* start *

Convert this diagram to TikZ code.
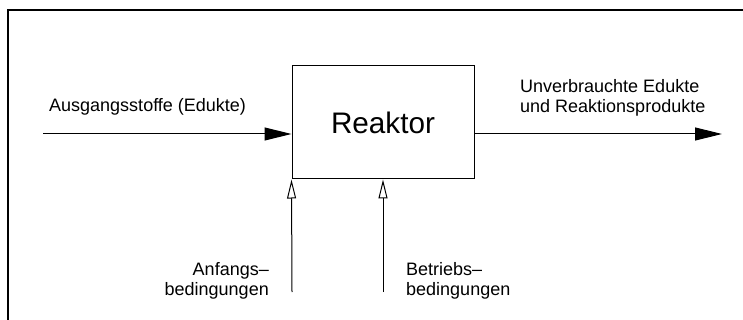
\documentclass[tikz,border=0pt]{standalone}
\usepackage{fontspec}
\setmainfont{Liberation Sans}
\usetikzlibrary{arrows.meta}
\begin{document}
\begin{tikzpicture}[x=1pt,y=-1pt,
  flow/.style={line width=1pt,-{Triangle[length=27pt,width=13pt]}},
  cond/.style={line width=1pt,-{Triangle[open,length=19pt,width=9pt,fill=white]}},
  label/.style={inner sep=0pt,font=\fontsize{18}{20}\selectfont},
  reactorbox/.style={draw,line width=1pt,minimum width=182pt,minimum height=113pt,inner sep=0pt,font=\fontsize{29.7}{32}\selectfont}]
\useasboundingbox (0,0) rectangle (743,320);
% frame
\draw[line width=2pt] (743,10.5) -- (7.5,10.5) -- (7.5,320);
% reactor
\node[reactorbox] (reactor) at (383,122.5) {Reaktor};
% feed and product streams
\coordinate (feed) at (43,134);
\coordinate (out) at (722,134);
\draw[flow] (feed) -- (feed -| reactor.west);
\draw[flow] (feed -| reactor.east) -- (out);
% initial and operating conditions
\coordinate (init) at (292,292);
\coordinate (oper) at (383,292);
\draw[cond] (init) -- (reactor.south west);
\draw[cond] (oper) -- (reactor.south);
% labels
\node[label,anchor=base west] (feedlbl) at (49,112) {Ausgangsstoffe (Edukte)};
\node[label,anchor=north west,align=left] (outlbl) at (520,79) {Unverbrauchte Edukte\\und Reaktionsprodukte};
\node[label,anchor=north east,align=right] (initlbl) at (269,262) {Anfangs–\\bedingungen};
\node[label,anchor=north west,align=left] (operlbl) at (406,262) {Betriebs–\\bedingungen};
\end{tikzpicture}
\end{document}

* end *

▶ **WHAT THIS TASK INVOLVES**:
From the data above, write out everything exactly except the pictures.

▶ **THE OUTPUT**:
Convert this diagram to TikZ code.
\documentclass[tikz,border=0pt]{standalone}
\usepackage{fontspec}
\setmainfont{Liberation Sans}
\usetikzlibrary{arrows.meta}
\begin{document}
\begin{tikzpicture}[x=1pt,y=-1pt,
  flow/.style={line width=1pt,-{Triangle[length=27pt,width=13pt]}},
  cond/.style={line width=1pt,-{Triangle[open,length=19pt,width=9pt,fill=white]}},
  label/.style={inner sep=0pt,font=\fontsize{18}{20}\selectfont},
  reactorbox/.style={draw,line width=1pt,minimum width=182pt,minimum height=113pt,inner sep=0pt,font=\fontsize{29.7}{32}\selectfont}]
\useasboundingbox (0,0) rectangle (743,320);
% frame
\draw[line width=2pt] (743,10.5) -- (7.5,10.5) -- (7.5,320);
% reactor
\node[reactorbox] (reactor) at (383,122.5) {Reaktor};
% feed and product streams
\coordinate (feed) at (43,134);
\coordinate (out) at (722,134);
\draw[flow] (feed) -- (feed -| reactor.west);
\draw[flow] (feed -| reactor.east) -- (out);
% initial and operating conditions
\coordinate (init) at (292,292);
\coordinate (oper) at (383,292);
\draw[cond] (init) -- (reactor.south west);
\draw[cond] (oper) -- (reactor.south);
% labels
\node[label,anchor=base west] (feedlbl) at (49,112) {Ausgangsstoffe (Edukte)};
\node[label,anchor=north west,align=left] (outlbl) at (520,79) {Unverbrauchte Edukte\\und Reaktionsprodukte};
\node[label,anchor=north east,align=right] (initlbl) at (269,262) {Anfangs–\\bedingungen};
\node[label,anchor=north west,align=left] (operlbl) at (406,262) {Betriebs–\\bedingungen};
\end{tikzpicture}
\end{document}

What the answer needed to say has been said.